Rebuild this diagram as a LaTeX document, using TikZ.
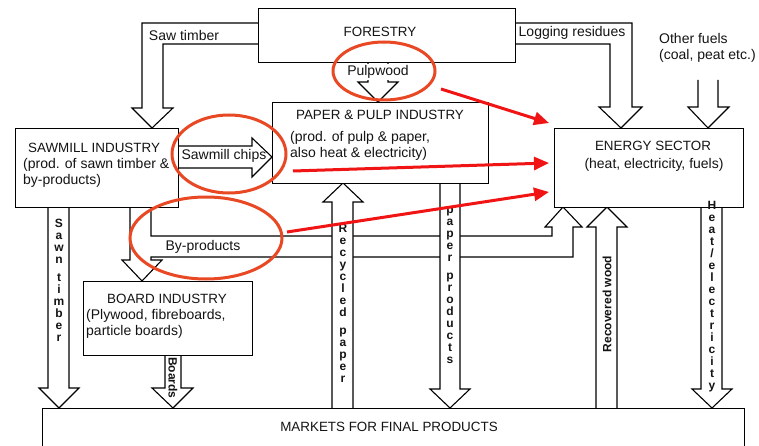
\documentclass[tikz,border=0pt]{standalone}
\usepackage{fontspec}
\setmainfont{Liberation Sans}
\usetikzlibrary{arrows.meta}
\definecolor{ink}{RGB}{20,20,20}
\definecolor{redarrow}{RGB}{240,20,20}
\definecolor{redring}{RGB}{232,72,36}
\begin{document}
\begin{tikzpicture}[x=1pt,y=-1pt,
  box/.style={draw=black, line width=1.1pt, fill=white, rectangle, inner sep=0pt, anchor=north west},
  fat/.style={draw=black, line width=1.1pt, fill=white, line join=miter},
  title/.style={font=\fontsize{13.4}{15}\selectfont, text=ink, inner sep=0pt},
  body/.style={font=\fontsize{14}{16.5}\selectfont, text=ink, inner sep=0pt, align=left},
  lbl/.style={font=\fontsize{14}{16}\selectfont, text=ink, inner sep=0pt},
  stack/.style={font=\bfseries\fontsize{12}{12}\selectfont, text=ink, inner sep=0pt, align=center},
  rot/.style={font=\bfseries\fontsize{12}{14}\selectfont, text=ink, inner sep=0pt},
  redarr/.style={draw=redarrow, line width=3pt, -{Triangle[length=15pt,width=13pt]}},
  ring/.style={draw=redring, line width=3pt}
]
\clip (0,0) rectangle (759,446);
\fill[white] (0,0) rectangle (759,446);

% ---- fat flow arrows ----
% by-products (split: down to board industry, right and up to energy)
\filldraw[fat] (130,207) -- (130,260) -- (122,260) -- (142,281) -- (162,260) -- (151,260) -- (151,257)
  -- (573,257) -- (573,227) -- (582,227) -- (563,207) -- (545,227) -- (552,227) -- (552,236)
  -- (151,236) -- (151,207);
% saw timber
\filldraw[fat] (258,23) -- (142,23) -- (142,108) -- (132,108) -- (152,128) -- (173,108) -- (163,108) -- (163,44) -- (258,44);
% logging residues
\filldraw[fat] (515,23) -- (632,23) -- (632,107) -- (642,107) -- (621,128) -- (599,107) -- (610,107) -- (610,44) -- (515,44);
% other fuels
\filldraw[fat] (698,80) -- (698,107) -- (688,107) -- (708,128) -- (729,107) -- (718,107) -- (718,80);
% pulpwood
\filldraw[fat] (368,62) -- (368,82) -- (358,82) -- (378,102) -- (398,82) -- (388,82) -- (388,62);
% sawmill chips
\filldraw[fat] (178,146) -- (252,146) -- (252,138) -- (272,157) -- (252,177) -- (252,168) -- (178,168);
% sawn timber
\filldraw[fat] (48,207) -- (48,388) -- (39,388) -- (59,408) -- (79,388) -- (69,388) -- (69,207);
% boards
\filldraw[fat] (165,355) -- (165,388) -- (152,388) -- (173,408) -- (193,388) -- (181,388) -- (181,355);
% recycled paper (up)
\filldraw[fat] (332,408) -- (332,202) -- (323,202) -- (343,183) -- (363,202) -- (353,202) -- (353,408);
% paper products (down)
\filldraw[fat] (440,183) -- (440,389) -- (430,389) -- (450,408) -- (470,389) -- (460,389) -- (460,183);
% recovered wood (up)
\filldraw[fat] (596,408) -- (596,227) -- (587,227) -- (607,207) -- (627,227) -- (617,227) -- (617,408);
% heat / electricity (down)
\filldraw[fat] (701,207) -- (701,389) -- (692,389) -- (712,408) -- (732,389) -- (722,389) -- (722,207);

% ---- boxes ----
\node[box, minimum width=257pt, minimum height=54pt] (forestry) at (258,8) {};
\node[box, minimum width=163pt, minimum height=79pt] (sawmill) at (15,128) {};
\node[box, minimum width=216pt, minimum height=81pt] (paper) at (272,102) {};
\node[box, minimum width=189pt, minimum height=79pt] (energy) at (554,128) {};
\node[box, minimum width=169pt, minimum height=74pt] (board) at (83,281) {};
\node[box, minimum width=702pt, minimum height=60pt] (markets) at (42,408) {};

% ---- box texts ----
\node[title] (forestryT) at (380,32) {FORESTRY};
\node[title, anchor=west] (sawmillT) at (28,148) {SAWMILL INDUSTRY};
\node[body, anchor=north west] (sawmillB) at (23,158) {(prod. of sawn timber \&\\by-products)};
\node[title] (paperT) at (380,115) {PAPER \& PULP INDUSTRY};
\node[body, anchor=north west] (paperB) at (290,131) {(prod. of pulp \& paper,\\also heat \& electricity)};
\node[title] (energyT) at (653,146) {ENERGY SECTOR};
\node[lbl] (energyB) at (654,165) {(heat, electricity, fuels)};
\node[title] (boardT) at (167,299) {BOARD INDUSTRY};
\node[body, anchor=north west] (boardB) at (86,309) {(Plywood, fibreboards,\\particle boards)};
\node[title] (marketsT) at (389,427) {MARKETS FOR FINAL PRODUCTS};

% ---- flow labels ----
\node[lbl] (sawT) at (184,35) {Saw timber};
\node[lbl] (logT) at (572,33) {Logging residues};
\node[body, anchor=west] (otherT) at (659,48) {Other fuels\\(coal, peat etc.)};
\node[lbl, fill=white, inner sep=1pt] (pulpT) at (378,72) {Pulpwood};
\node[lbl] (chipsT) at (224,156) {Sawmill chips};
\node[lbl] (byT) at (203,247) {By-products};
\node[stack] (sawnT) at (59,280) {S\\a\\w\\n\\[6pt]t\\i\\m\\b\\e\\r};
\node[stack] (recT) at (343,303) {R\\e\\c\\y\\c\\l\\e\\d\\[6pt]p\\a\\p\\e\\r};
\node[stack] (ppT) at (450,285) {p\\a\\p\\e\\r\\[6pt]p\\r\\o\\d\\u\\c\\t\\s};
\node[stack] (heT) at (712,297) {H\\e\\a\\t\\/\\e\\l\\e\\c\\t\\r\\i\\c\\i\\t\\y};
\node[rot, rotate=-90] (boardsT) at (173,378) {Boards};
\node[rot, rotate=90] (recwT) at (607,304) {Recovered wood};

% ---- red highlights ----
\draw[ring] (384,71) ellipse [x radius=51pt, y radius=29pt];
\draw[ring] (229,154) ellipse [x radius=57pt, y radius=39pt];
\draw[ring] (206,238) ellipse [x radius=76pt, y radius=41pt];
\coordinate (r1s) at (441,89);  \coordinate (r1e) at (549,123);
\coordinate (r2s) at (293,171); \coordinate (r2e) at (549,163);
\coordinate (r3s) at (287,232); \coordinate (r3e) at (549,192);
\draw[redarr] (r1s) -- (r1e);
\draw[redarr] (r2s) -- (r2e);
\draw[redarr] (r3s) -- (r3e);
\end{tikzpicture}
\end{document}
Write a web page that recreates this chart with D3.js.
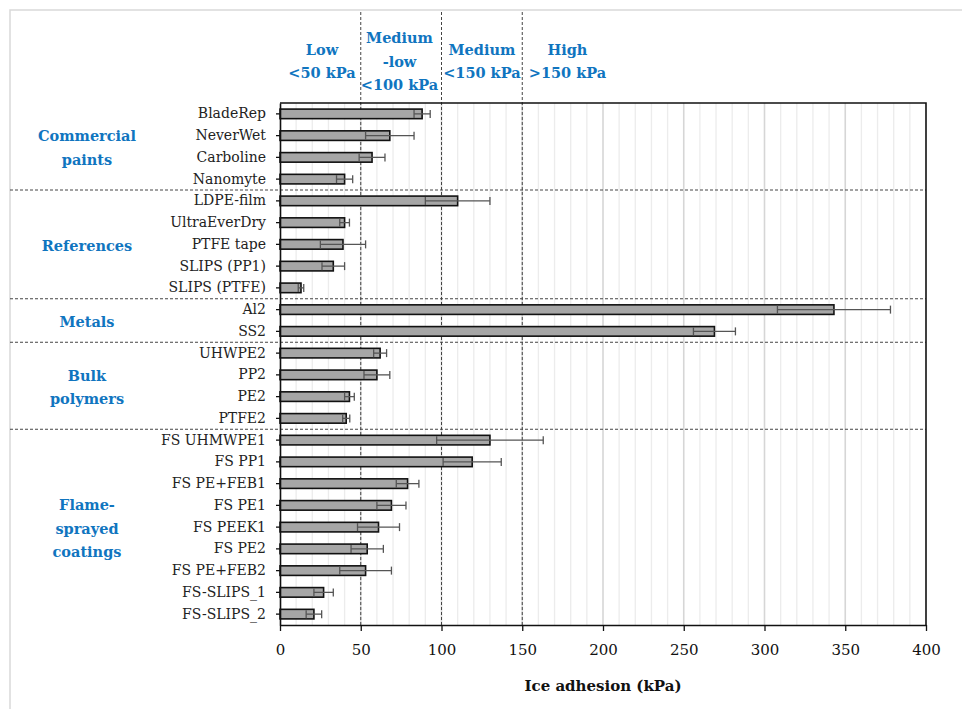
<!DOCTYPE html>
<html>
<head>
<meta charset="utf-8">
<script src="https://cdn.jsdelivr.net/npm/d3@7/dist/d3.min.js"></script>
<style>
  html, body { margin: 0; padding: 0; background: #fff; }
  svg { display: block; }
  text { font-family: "DejaVu Serif", "Liberation Serif", serif; }
</style>
</head>
<body>
<script>
// Ice adhesion by surface, grouped by material family
const categories = [
  "BladeRep", "NeverWet", "Carboline", "Nanomyte",
  "LDPE-film", "UltraEverDry", "PTFE tape", "SLIPS (PP1)", "SLIPS (PTFE)",
  "Al2", "SS2",
  "UHWPE2", "PP2", "PE2", "PTFE2",
  "FS UHMWPE1", "FS PP1", "FS PE+FEB1", "FS PE1", "FS PEEK1", "FS PE2", "FS PE+FEB2", "FS-SLIPS_1", "FS-SLIPS_2"
];
const values = [88, 68, 57, 40, 110, 40, 39, 33, 13, 343, 269, 62, 60, 43, 41, 130, 119, 79, 69, 61, 54, 53, 27, 21];
const errors = [5, 15, 8, 5, 20, 3, 14, 7, 1.7, 35, 13, 4, 8, 3, 2.2, 33, 18, 7, 9, 13, 10, 16, 6, 4.8];

const groupNames = [["Commercial", "paints"], ["References"], ["Metals"], ["Bulk", "polymers"], ["Flame-", "sprayed", "coatings"]];
const groupSizes = [4, 5, 2, 4, 9];

const zoneLabels = [["Low", "<50 kPa"], ["Medium", "-low", "<100 kPa"], ["Medium", "<150 kPa"], ["High", ">150 kPa"]];
const zoneCenters = [26, 74, 125, 178];
const zoneLimits = [50, 100, 150];

const xTicks = [0, 50, 100, 150, 200, 250, 300, 350, 400];
const xTitle = "Ice adhesion (kPa)";

const W = 962, H = 709;
const blue = "#1075bf";

const svg = d3.select("body").append("svg").attr("width", W).attr("height", H);
svg.append("rect").attr("width", W).attr("height", H).attr("fill", "#fff");

// outer frame (top and left edges)
svg.append("path").attr("d", `M10,${H} V10 H${W}`)
  .attr("fill", "none").attr("stroke", "#d9d9d9").attr("stroke-width", 1.5);

const x = d3.scaleLinear().domain([0, 400]).range([280, 926]);
const y = d3.scaleBand().domain(categories).range([103, 625]).paddingInner(0.56).paddingOuter(0.28);
const step = y.step();
const yTop = y.range()[0], yBottom = y.range()[1];

// vertical gridlines every 10 kPa
const gridVals = d3.range(10, 400, 10);
svg.append("g").selectAll("line").data(gridVals).join("line")
  .attr("x1", d => x(d)).attr("x2", d => x(d))
  .attr("y1", yTop).attr("y2", yBottom)
  .attr("stroke", d => d % 50 === 0 ? "#d6d6d6" : "#ececec")
  .attr("stroke-width", d => d % 50 === 0 ? 1.6 : 1.3);

// dashed zone limits
svg.append("g").selectAll("line").data(zoneLimits).join("line")
  .attr("x1", d => x(d)).attr("x2", d => x(d))
  .attr("y1", 12).attr("y2", yBottom)
  .attr("stroke", "#444").attr("stroke-width", 1).attr("stroke-dasharray", "3,2");

// dashed group separators
const cum = d3.cumsum(groupSizes);
svg.append("g").selectAll("line").data(Array.from(cum).slice(0, -1)).join("line")
  .attr("x1", 10).attr("x2", x(400))
  .attr("y1", d => yTop + step * d).attr("y2", d => yTop + step * d)
  .attr("stroke", "#444").attr("stroke-width", 1).attr("stroke-dasharray", "3,2");

// bars
svg.append("g").selectAll("rect").data(categories).join("rect")
  .attr("x", x(0))
  .attr("y", d => y(d))
  .attr("width", (d, i) => x(values[i]) - x(0))
  .attr("height", y.bandwidth())
  .attr("fill", "#a6a6a6").attr("stroke", "#111").attr("stroke-width", 1.6);

// error bars
const eb = svg.append("g").attr("stroke", "#555").attr("stroke-width", 1.3).attr("fill", "none");
categories.forEach((c, i) => {
  const cy = y(c) + y.bandwidth() / 2;
  const x1 = x(values[i] - errors[i]), x2 = x(values[i] + errors[i]);
  eb.append("line").attr("x1", x1).attr("x2", x2).attr("y1", cy).attr("y2", cy);
  eb.append("line").attr("x1", x1).attr("x2", x1).attr("y1", cy - 4).attr("y2", cy + 4);
  eb.append("line").attr("x1", x2).attr("x2", x2).attr("y1", cy - 4).attr("y2", cy + 4);
});

// plot box: top and right edges
svg.append("path").attr("d", `M${x(0)},${yTop} H${x(400)} V${yBottom}`)
  .attr("fill", "none").attr("stroke", "#111").attr("stroke-width", 1.6);

// x axis
const xAxis = svg.append("g").attr("transform", `translate(0,${yBottom})`)
  .call(d3.axisBottom(x).tickValues(xTicks).tickSize(6).tickPadding(13).tickSizeOuter(0));
xAxis.select(".domain").attr("stroke", "#111").attr("stroke-width", 1.6);
xAxis.selectAll(".tick line").attr("stroke", "#111").attr("stroke-width", 1.3);
xAxis.selectAll("text").attr("font-size", 15).attr("fill", "#111")
  .attr("font-family", "DejaVu Serif, serif");

// y axis
const yAxis = svg.append("g").attr("transform", `translate(${x(0)},0)`)
  .call(d3.axisLeft(y).tickSize(4).tickPadding(10).tickSizeOuter(0));
yAxis.select(".domain").attr("stroke", "#111").attr("stroke-width", 1.6);
yAxis.selectAll(".tick line").attr("stroke", "#111").attr("stroke-width", 1.3);
yAxis.selectAll("text").attr("font-size", 14).attr("fill", "#222")
  .attr("font-family", "DejaVu Serif, serif");

// x axis title
svg.append("text").attr("x", (x(0) + x(400)) / 2).attr("y", 691)
  .attr("text-anchor", "middle").attr("font-size", 15).attr("font-weight", "bold")
  .attr("fill", "#111").text(xTitle);

// group labels
let start = 0;
groupNames.forEach((lines, g) => {
  const mid = yTop + step * (start + groupSizes[g] / 2);
  const lh = 23.5;
  const t = svg.append("text").attr("text-anchor", "middle")
    .attr("font-size", 14.5).attr("font-weight", "bold").attr("fill", blue);
  lines.forEach((ln, k) => {
    t.append("tspan").attr("x", 87)
      .attr("y", mid + 6.5 + (k - (lines.length - 1) / 2) * lh)
      .text(ln);
  });
  start += groupSizes[g];
});

// zone headers
zoneLabels.forEach((lines, z) => {
  const lh = 23.5;
  const t = svg.append("text").attr("text-anchor", "middle")
    .attr("font-size", 14.5).attr("font-weight", "bold").attr("fill", blue);
  lines.forEach((ln, k) => {
    t.append("tspan").attr("x", x(zoneCenters[z]))
      .attr("y", 66.5 + (k - (lines.length - 1) / 2) * lh)
      .text(ln);
  });
});
</script>
</body>
</html>
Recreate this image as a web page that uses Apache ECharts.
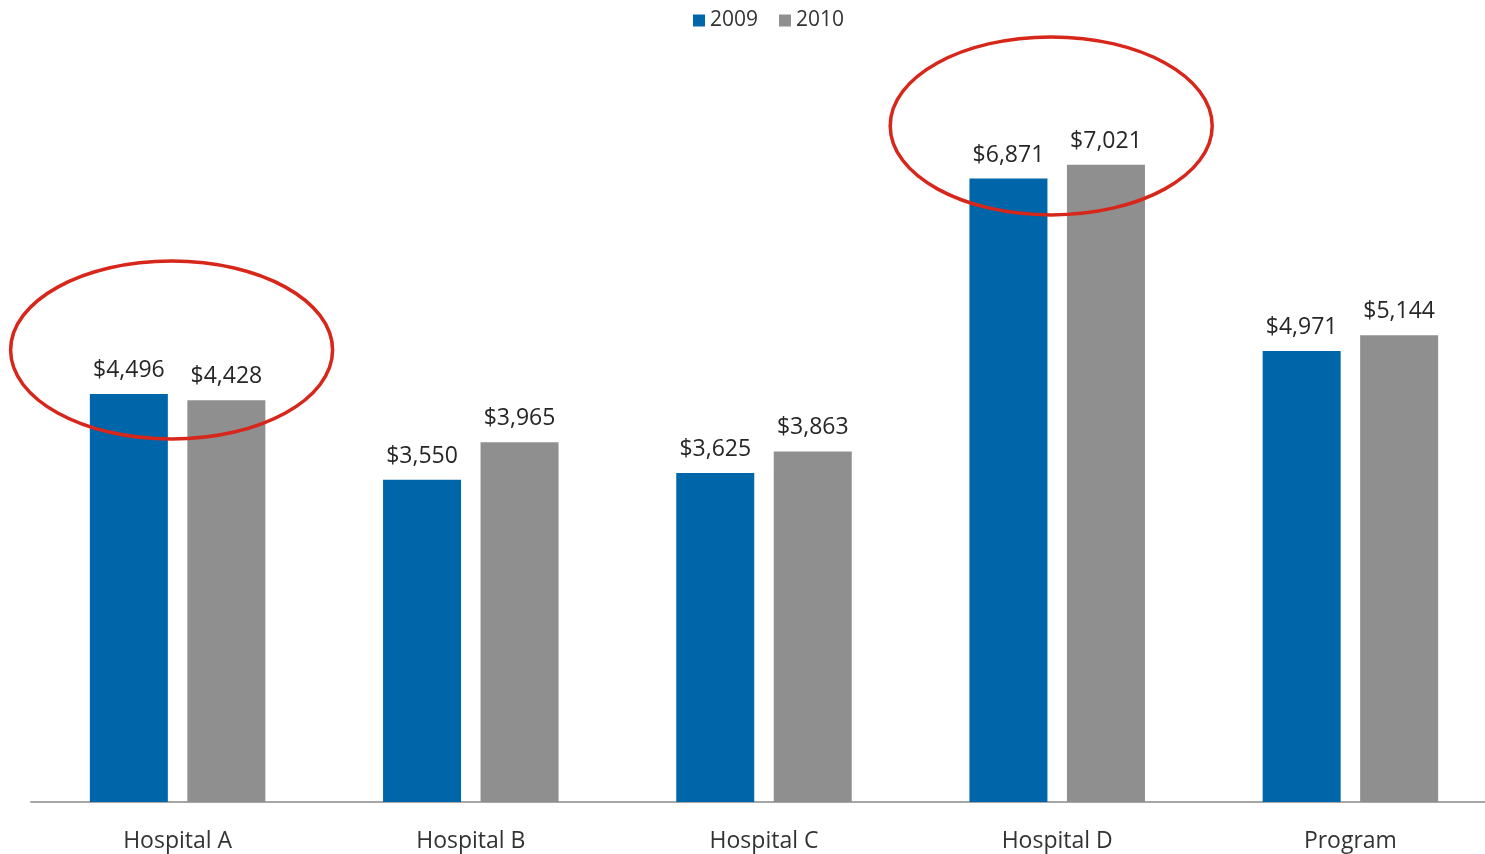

========================================================================

Short task ->
Start at the line with "Write a web", stop at the line with "const groupSizes = [4, 5, 2, 4, 9];", both lines included, and repeat that span exactly without its pictures.

Completed task ->
Write a web page that recreates this chart with D3.js.
<!DOCTYPE html>
<html>
<head>
<meta charset="utf-8">
<script src="https://cdn.jsdelivr.net/npm/d3@7/dist/d3.min.js"></script>
<style>
  html, body { margin: 0; padding: 0; background: #fff; }
  svg { display: block; }
  text { font-family: "DejaVu Serif", "Liberation Serif", serif; }
</style>
</head>
<body>
<script>
// Ice adhesion by surface, grouped by material family
const categories = [
  "BladeRep", "NeverWet", "Carboline", "Nanomyte",
  "LDPE-film", "UltraEverDry", "PTFE tape", "SLIPS (PP1)", "SLIPS (PTFE)",
  "Al2", "SS2",
  "UHWPE2", "PP2", "PE2", "PTFE2",
  "FS UHMWPE1", "FS PP1", "FS PE+FEB1", "FS PE1", "FS PEEK1", "FS PE2", "FS PE+FEB2", "FS-SLIPS_1", "FS-SLIPS_2"
];
const values = [88, 68, 57, 40, 110, 40, 39, 33, 13, 343, 269, 62, 60, 43, 41, 130, 119, 79, 69, 61, 54, 53, 27, 21];
const errors = [5, 15, 8, 5, 20, 3, 14, 7, 1.7, 35, 13, 4, 8, 3, 2.2, 33, 18, 7, 9, 13, 10, 16, 6, 4.8];

const groupNames = [["Commercial", "paints"], ["References"], ["Metals"], ["Bulk", "polymers"], ["Flame-", "sprayed", "coatings"]];
const groupSizes = [4, 5, 2, 4, 9];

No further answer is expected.